Exercise requirements:
Transcribe all of the material exactly, except for its pictures.

Source excerpt:
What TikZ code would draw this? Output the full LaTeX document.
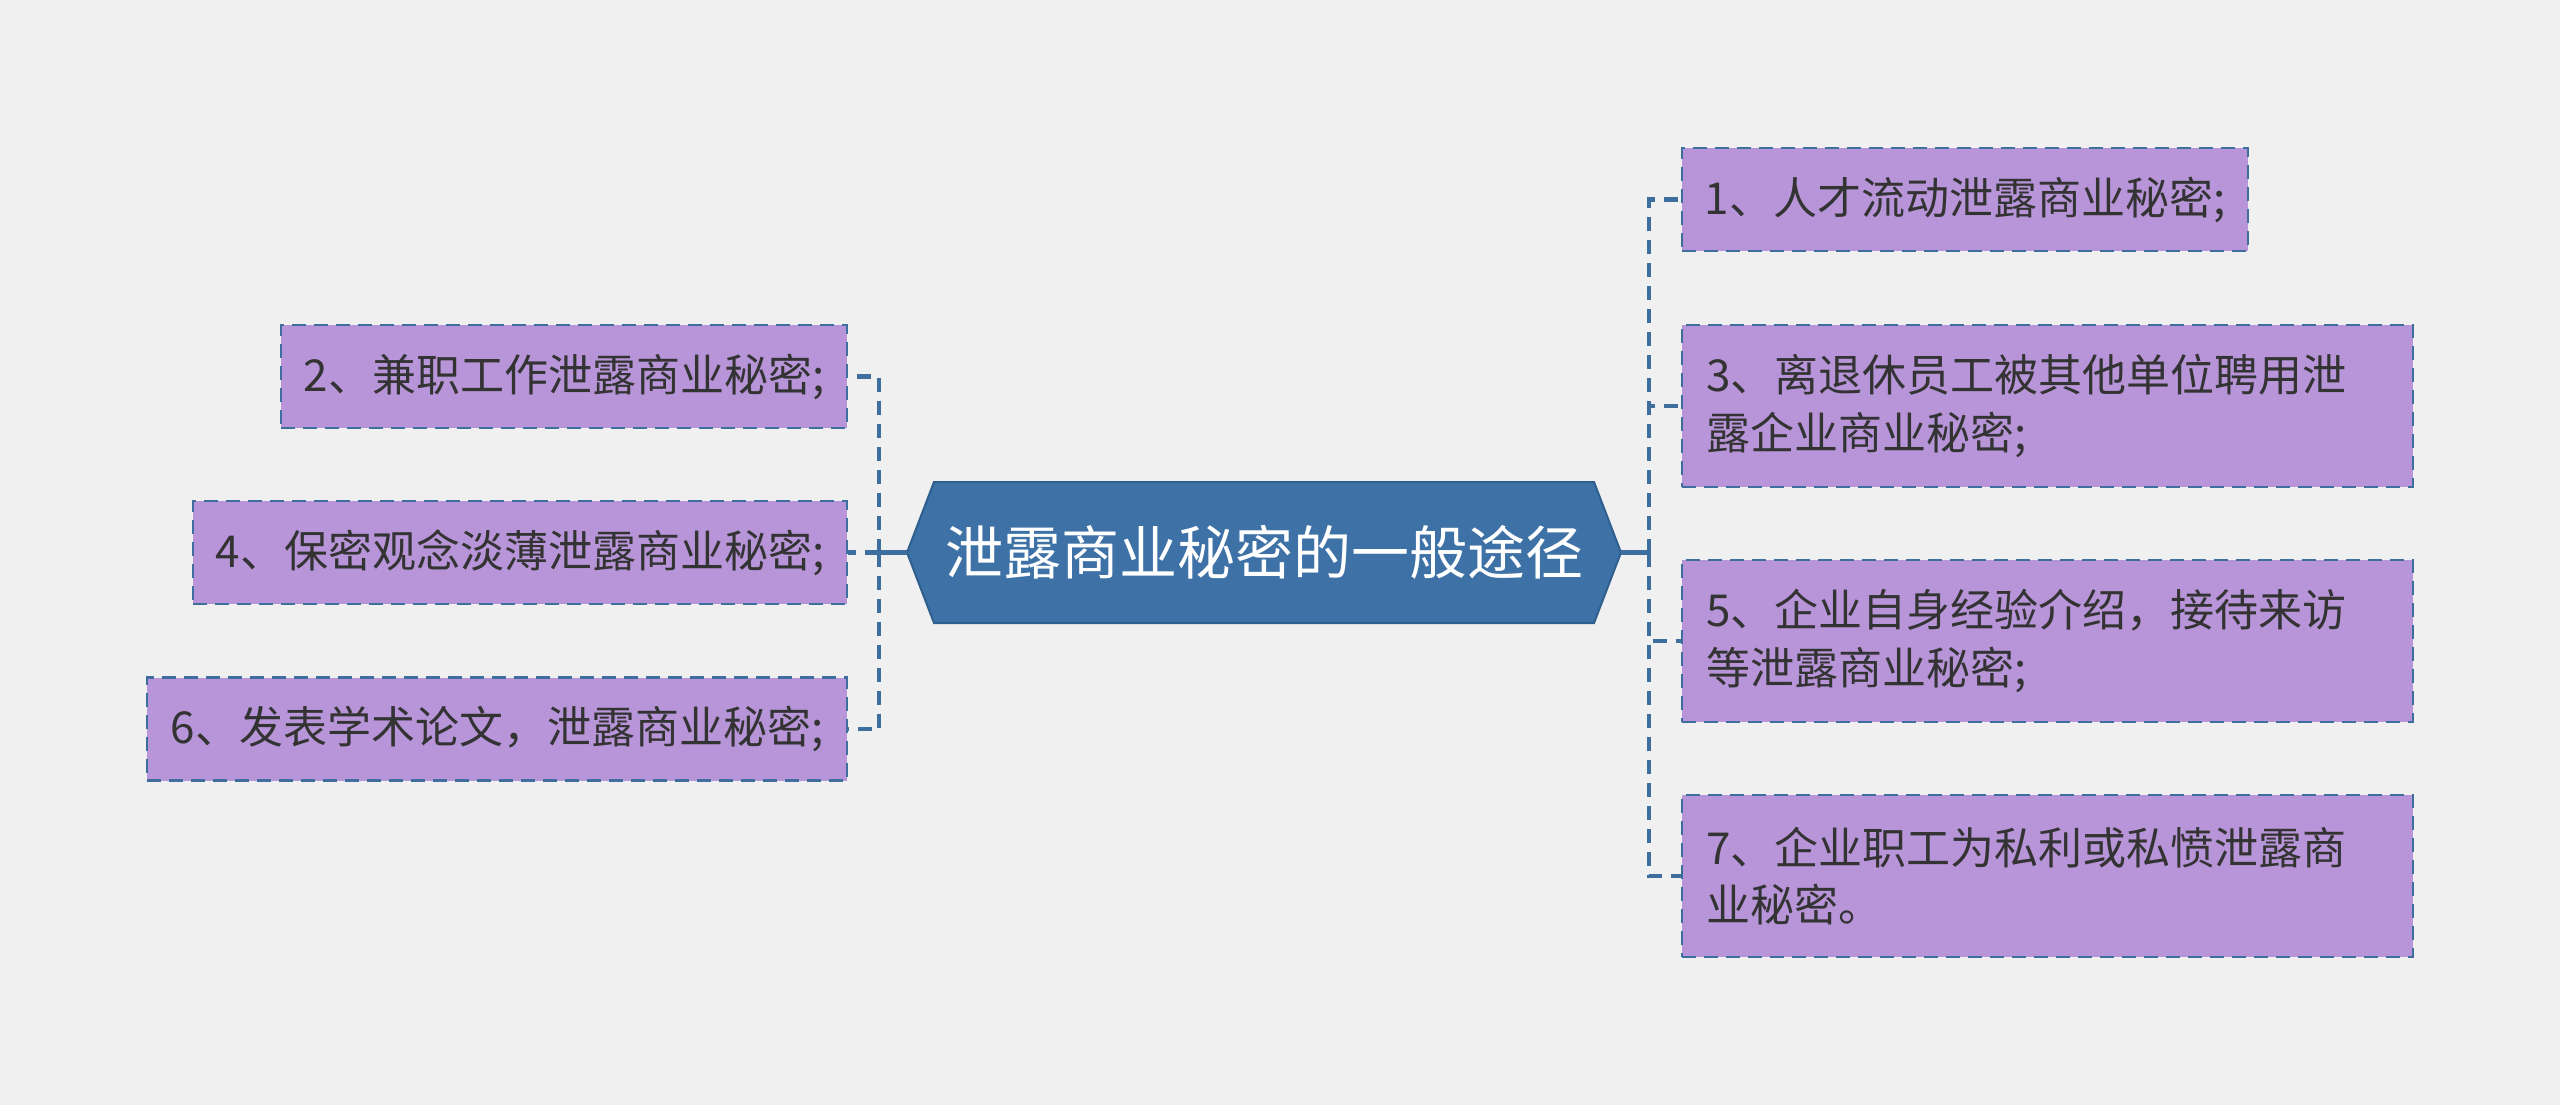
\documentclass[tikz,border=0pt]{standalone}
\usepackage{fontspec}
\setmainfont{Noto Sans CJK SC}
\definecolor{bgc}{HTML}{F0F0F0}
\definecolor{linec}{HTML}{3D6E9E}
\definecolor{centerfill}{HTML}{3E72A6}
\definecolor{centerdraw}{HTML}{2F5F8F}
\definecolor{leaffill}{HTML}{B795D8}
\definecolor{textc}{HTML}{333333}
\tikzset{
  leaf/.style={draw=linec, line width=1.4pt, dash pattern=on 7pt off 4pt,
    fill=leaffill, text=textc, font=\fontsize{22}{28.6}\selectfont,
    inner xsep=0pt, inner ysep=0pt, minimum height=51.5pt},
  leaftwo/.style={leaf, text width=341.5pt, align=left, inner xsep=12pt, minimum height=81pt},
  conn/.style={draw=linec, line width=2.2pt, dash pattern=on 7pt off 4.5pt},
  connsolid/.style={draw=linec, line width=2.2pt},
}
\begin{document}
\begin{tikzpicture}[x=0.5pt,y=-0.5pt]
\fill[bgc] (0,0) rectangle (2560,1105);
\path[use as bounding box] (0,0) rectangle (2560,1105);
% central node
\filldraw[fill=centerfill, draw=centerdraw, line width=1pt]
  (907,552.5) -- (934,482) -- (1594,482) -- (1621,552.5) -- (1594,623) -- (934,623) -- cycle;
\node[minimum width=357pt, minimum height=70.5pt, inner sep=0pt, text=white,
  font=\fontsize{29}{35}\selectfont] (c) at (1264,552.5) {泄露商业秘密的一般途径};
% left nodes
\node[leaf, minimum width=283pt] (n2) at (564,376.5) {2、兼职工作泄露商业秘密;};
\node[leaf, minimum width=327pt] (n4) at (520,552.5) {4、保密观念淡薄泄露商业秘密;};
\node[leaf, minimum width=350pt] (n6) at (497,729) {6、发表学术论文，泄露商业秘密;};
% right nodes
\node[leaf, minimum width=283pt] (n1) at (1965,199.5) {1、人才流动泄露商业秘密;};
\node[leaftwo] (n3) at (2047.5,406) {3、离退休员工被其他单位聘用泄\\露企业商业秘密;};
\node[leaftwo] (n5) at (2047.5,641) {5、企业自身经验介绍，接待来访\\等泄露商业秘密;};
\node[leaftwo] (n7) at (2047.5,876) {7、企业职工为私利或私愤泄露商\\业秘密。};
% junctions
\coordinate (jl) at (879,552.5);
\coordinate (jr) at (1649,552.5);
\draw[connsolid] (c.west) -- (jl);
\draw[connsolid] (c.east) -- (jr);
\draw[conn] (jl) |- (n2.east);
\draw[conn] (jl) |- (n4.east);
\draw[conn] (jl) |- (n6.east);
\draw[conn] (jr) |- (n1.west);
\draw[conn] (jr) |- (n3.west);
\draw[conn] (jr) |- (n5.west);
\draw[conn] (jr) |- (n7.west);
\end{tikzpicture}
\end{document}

Response:
What TikZ code would draw this? Output the full LaTeX document.
\documentclass[tikz,border=0pt]{standalone}
\usepackage{fontspec}
\setmainfont{Noto Sans CJK SC}
\definecolor{bgc}{HTML}{F0F0F0}
\definecolor{linec}{HTML}{3D6E9E}
\definecolor{centerfill}{HTML}{3E72A6}
\definecolor{centerdraw}{HTML}{2F5F8F}
\definecolor{leaffill}{HTML}{B795D8}
\definecolor{textc}{HTML}{333333}
\tikzset{
  leaf/.style={draw=linec, line width=1.4pt, dash pattern=on 7pt off 4pt,
    fill=leaffill, text=textc, font=\fontsize{22}{28.6}\selectfont,
    inner xsep=0pt, inner ysep=0pt, minimum height=51.5pt},
  leaftwo/.style={leaf, text width=341.5pt, align=left, inner xsep=12pt, minimum height=81pt},
  conn/.style={draw=linec, line width=2.2pt, dash pattern=on 7pt off 4.5pt},
  connsolid/.style={draw=linec, line width=2.2pt},
}
\begin{document}
\begin{tikzpicture}[x=0.5pt,y=-0.5pt]
\fill[bgc] (0,0) rectangle (2560,1105);
\path[use as bounding box] (0,0) rectangle (2560,1105);
% central node
\filldraw[fill=centerfill, draw=centerdraw, line width=1pt]
  (907,552.5) -- (934,482) -- (1594,482) -- (1621,552.5) -- (1594,623) -- (934,623) -- cycle;
\node[minimum width=357pt, minimum height=70.5pt, inner sep=0pt, text=white,
  font=\fontsize{29}{35}\selectfont] (c) at (1264,552.5) {泄露商业秘密的一般途径};
% left nodes
\node[leaf, minimum width=283pt] (n2) at (564,376.5) {2、兼职工作泄露商业秘密;};
\node[leaf, minimum width=327pt] (n4) at (520,552.5) {4、保密观念淡薄泄露商业秘密;};
\node[leaf, minimum width=350pt] (n6) at (497,729) {6、发表学术论文，泄露商业秘密;};
% right nodes
\node[leaf, minimum width=283pt] (n1) at (1965,199.5) {1、人才流动泄露商业秘密;};
\node[leaftwo] (n3) at (2047.5,406) {3、离退休员工被其他单位聘用泄\\露企业商业秘密;};
\node[leaftwo] (n5) at (2047.5,641) {5、企业自身经验介绍，接待来访\\等泄露商业秘密;};
\node[leaftwo] (n7) at (2047.5,876) {7、企业职工为私利或私愤泄露商\\业秘密。};
% junctions
\coordinate (jl) at (879,552.5);
\coordinate (jr) at (1649,552.5);
\draw[connsolid] (c.west) -- (jl);
\draw[connsolid] (c.east) -- (jr);
\draw[conn] (jl) |- (n2.east);
\draw[conn] (jl) |- (n4.east);
\draw[conn] (jl) |- (n6.east);
\draw[conn] (jr) |- (n1.west);
\draw[conn] (jr) |- (n3.west);
\draw[conn] (jr) |- (n5.west);
\draw[conn] (jr) |- (n7.west);
\end{tikzpicture}
\end{document}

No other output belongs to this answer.